Thursday, November 01, 2007

America the Medicinal.

By the way, apropos of yesterday's item, if you really want to see Big Pharma in action—and also gain a much better sense of why the American cultural landscape represented the ideal medium in which a Pharmocracy could flourish—you might pick up a copy of my old pal and former editor Greg Critser's book, Generation Rx. It's an eye-opener.

Unless, that is, you're so medicated these days that your eyes just won't open anymore.

2 comments:

gregory said...

it's not just america, the faith in medicine thing is global; maybe not so neurotic as the great us of a, but equally compulsive

here in india, doctors blindly prescribe antibiotics, without ever doing a blood test, and if that one doesn't work, they prescribe another one.... sure medicine is cheap and prescriptions aren't necessary to buy from a chemist shop whatever one desire.... and the demand from village people for injections, they are the cure for everything, so it is hoped.... and the medicine is often just dirt in a capsule....

the medicine thing is even weirder than we think... everywhere.... even john le carre made it the subject of a recent book

your friend's book got reviewed here too, by the way, a few years ago

gregory said...

this might be an issue where the cause is physical, i.e. real, as opposed to derived from the self-help movement.. ooh, that could be a dig, sorry...

Now science is finding that our manhandling of light and time is making us sick.

Artificial illumination is fooling the body's biological clock into releasing key wakefulness hormones at the wrong times, contributing to seasonal fatigue and depression.

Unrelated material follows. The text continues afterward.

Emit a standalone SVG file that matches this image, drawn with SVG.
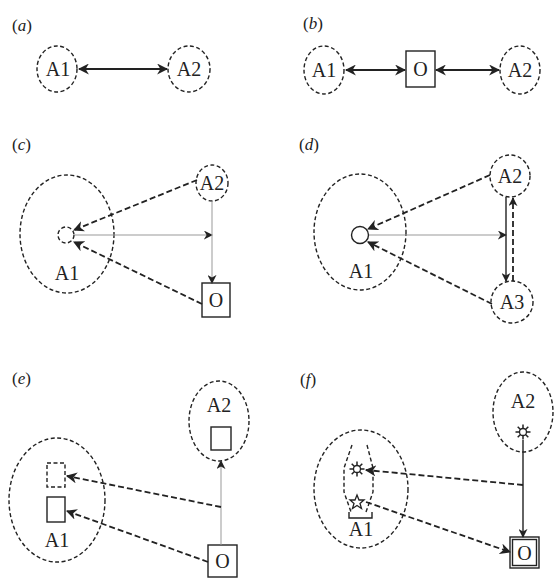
<svg xmlns="http://www.w3.org/2000/svg" width="554" height="580" viewBox="0 0 554 580">
<style>
.bg{fill:#fff}
.agent{fill:none;stroke:#222;stroke-width:1.4;stroke-dasharray:4 2.5}
.box{fill:#fff;stroke:#222;stroke-width:1.4}
.dbox{fill:none;stroke:#222;stroke-width:1.4;stroke-dasharray:4 2.5}
.t{font-family:"Liberation Serif","Times New Roman",serif;font-size:20px;fill:#222;text-anchor:middle}
.lbl{font-family:"Liberation Serif","Times New Roman",serif;font-size:17px;fill:#222}
.solid{fill:none;stroke:#222;stroke-width:2.2}
.dash{fill:none;stroke:#222;stroke-width:1.8;stroke-dasharray:6 3}
.thin{fill:none;stroke:#999;stroke-width:1}
.med{fill:none;stroke:#222;stroke-width:1.4}
.sym{fill:none;stroke:#222;stroke-width:1.3}
</style>
<defs>
<marker id="ah" viewBox="0 0 10 10" refX="9" refY="5" markerWidth="11" markerHeight="11" markerUnits="userSpaceOnUse" orient="auto-start-reverse">
<path d="M0,0 L10,5 L0,10 L3,5 Z" fill="#222"/>
</marker>
<marker id="ahs" viewBox="0 0 10 10" refX="9" refY="5" markerWidth="9" markerHeight="9" markerUnits="userSpaceOnUse" orient="auto-start-reverse">
<path d="M0,0 L10,5 L0,10 L3,5 Z" fill="#222"/>
</marker>
<g id="sun">
<circle r="3.5" fill="#fff" stroke="#222" stroke-width="1.3"/>
<path d="M0,-3.5V-7.5M0,3.5V7.5M-3.5,0H-7.5M3.5,0H7.5M2.5,-2.5L5.3,-5.3M-2.5,-2.5L-5.3,-5.3M2.5,2.5L5.3,5.3M-2.5,2.5L-5.3,5.3" stroke="#222" stroke-width="1.5"/>
</g>
</defs>
<rect class="bg" width="554" height="580"/>

<g id="labels">
<text class="lbl" x="12" y="31">(<tspan font-style="italic">a</tspan>)</text>
<text class="lbl" x="303" y="29">(<tspan font-style="italic">b</tspan>)</text>
<text class="lbl" x="12" y="150">(<tspan font-style="italic">c</tspan>)</text>
<text class="lbl" x="299" y="150">(<tspan font-style="italic">d</tspan>)</text>
<text class="lbl" x="12" y="384">(<tspan font-style="italic">e</tspan>)</text>
<text class="lbl" x="300" y="385">(<tspan font-style="italic">f</tspan>)</text>
</g>

<!-- panel a -->
<g id="a-A1"><ellipse class="agent" cx="57" cy="69" rx="20" ry="23"/><text class="t" x="58" y="76">A1</text></g>
<g id="a-A2"><ellipse class="agent" cx="189" cy="69" rx="21" ry="23"/><text class="t" x="189" y="76">A2</text></g>

<!-- panel b -->
<g id="b-A1"><ellipse class="agent" cx="324" cy="70" rx="20" ry="24"/><text class="t" x="324" y="77">A1</text></g>
<g id="b-O"><rect class="box" x="406" y="51" width="29" height="36"/><text class="t" x="420.5" y="76">O</text></g>
<g id="b-A2"><ellipse class="agent" cx="520" cy="70" rx="20" ry="24"/><text class="t" x="520" y="77">A2</text></g>

<!-- panel c -->
<g id="c-A1"><ellipse class="agent" cx="67" cy="234" rx="47" ry="59"/><circle class="agent" cx="66" cy="235" r="8"/><text class="t" x="67" y="280">A1</text></g>
<g id="c-A2"><ellipse class="agent" cx="212" cy="183" rx="16" ry="18"/><text class="t" x="212" y="190">A2</text></g>
<g id="c-O"><rect class="box" x="202" y="283" width="28" height="34"/><text class="t" x="216" y="307">O</text></g>

<!-- panel d -->
<g id="d-A1"><ellipse class="agent" cx="360" cy="232" rx="46" ry="58"/><circle class="med" cx="360" cy="235" r="8.5"/><text class="t" x="361" y="278">A1</text></g>
<g id="d-A2"><ellipse class="agent" cx="510" cy="176" rx="20" ry="21"/><text class="t" x="510" y="183">A2</text></g>
<g id="d-A3"><ellipse class="agent" cx="512" cy="302" rx="21" ry="21"/><text class="t" x="512" y="309">A3</text></g>

<!-- panel e -->
<g id="e-A1"><ellipse class="agent" cx="57" cy="500" rx="48" ry="62"/><rect class="dbox" x="47" y="463" width="18" height="24"/><rect class="box" x="47" y="497" width="18" height="25"/><text class="t" x="57" y="547">A1</text></g>
<g id="e-A2"><ellipse class="agent" cx="219" cy="421" rx="30" ry="40"/><text class="t" x="219" y="412">A2</text><rect class="box" x="211" y="427" width="20" height="23"/></g>
<g id="e-O"><rect class="box" x="208" y="545" width="29" height="32"/><text class="t" x="222.5" y="568">O</text></g>

<!-- panel f -->
<g id="f-A1"><ellipse class="agent" cx="361" cy="489" rx="47" ry="59"/>
<path class="agent" d="M352,445 L344,468 L344,492 L351,512"/>
<path class="agent" d="M367,445 L373,468 L373,492 L366,512"/>
<path class="med" d="M349,512 V518 H372 V512"/>
<use href="#sun" x="357" y="469"/>
<polygon class="sym" points="357,495 359,500 364,500 360,503.5 361.5,508.5 357,505.5 352.5,508.5 354,503.5 350,500 355,500"/>
<text class="t" x="361" y="536">A1</text></g>
<g id="f-A2"><ellipse class="agent" cx="523" cy="412" rx="30" ry="40"/><text class="t" x="523" y="408">A2</text><use href="#sun" x="523" y="432"/></g>
<g id="f-O"><rect class="box" x="510" y="537" width="29" height="31" stroke-width="2"/><rect class="box" x="512.5" y="539.5" width="24" height="26" stroke-width="1"/><text class="t" x="524.5" y="560">O</text></g>

<g id="connectors">
<!-- a -->
<line class="solid" x1="79" y1="69" x2="167" y2="69" marker-start="url(#ah)" marker-end="url(#ah)"/>
<!-- b -->
<line class="solid" x1="346" y1="70" x2="405" y2="70" marker-start="url(#ah)" marker-end="url(#ah)"/>
<line class="solid" x1="436" y1="70" x2="499" y2="70" marker-start="url(#ah)" marker-end="url(#ah)"/>
<!-- c -->
<line class="dash" x1="197" y1="180" x2="74" y2="230" marker-end="url(#ah)"/>
<line class="dash" x1="202" y1="304" x2="74" y2="242" marker-end="url(#ah)"/>
<line class="thin" x1="75" y1="235" x2="212" y2="235" marker-end="url(#ahs)"/>
<line class="thin" x1="212" y1="201" x2="212" y2="283" marker-end="url(#ahs)"/>
<!-- d -->
<line class="dash" x1="490" y1="175" x2="368" y2="229" marker-end="url(#ah)"/>
<line class="dash" x1="492" y1="304" x2="368" y2="242" marker-end="url(#ah)"/>
<line class="thin" x1="369" y1="235" x2="506" y2="235" marker-end="url(#ahs)"/>
<line class="med" x1="506" y1="197" x2="506" y2="281" marker-end="url(#ahs)"/>
<line class="dash" x1="513" y1="281" x2="513" y2="198" marker-end="url(#ahs)"/>
<!-- e -->
<line class="thin" x1="221" y1="545" x2="221" y2="461" marker-end="url(#ahs)"/>
<line class="dash" x1="221" y1="507" x2="67" y2="476" stroke-dasharray="14 2" marker-end="url(#ah)"/>
<line class="dash" x1="208" y1="562" x2="67" y2="511" marker-end="url(#ah)"/>
<!-- f -->
<line class="med" x1="523" y1="440" x2="523" y2="537" marker-end="url(#ahs)"/>
<line class="dash" x1="523" y1="485" x2="366" y2="470" stroke-dasharray="20 2" marker-end="url(#ah)"/>
<line class="dash" x1="366" y1="502" x2="510" y2="552" marker-end="url(#ah)"/>
</g>
</svg>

And daylight saving time, extended by Congress this year for an extra four weeks, risks dragging even more Americans into a winter funk.

Much more than mental health is at stake. Women who work at night, out of sync with the light, have recently been shown to have higher rates of breast cancer -- so much so that an arm of the World Health Organization will announce in December that it is classifying shift work as a "probable carcinogen."

That will put the night shift in the same health-risk category as exposure to such toxic chemicals as trichloroethylene, vinyl chloride and polychlorinated biphenyls (PCBs).

"Electric lights are wonderful, but as with a lot of other things, we really mess things up," said David Avery, a psychiatrist at the University of Washington School of Medicine who studies light's impact on health. "Our ancestors evolved in a very regular light-dark cycle, and our bodies just work better that way. But more and more, we are creating very irregular, erratic lighting cues."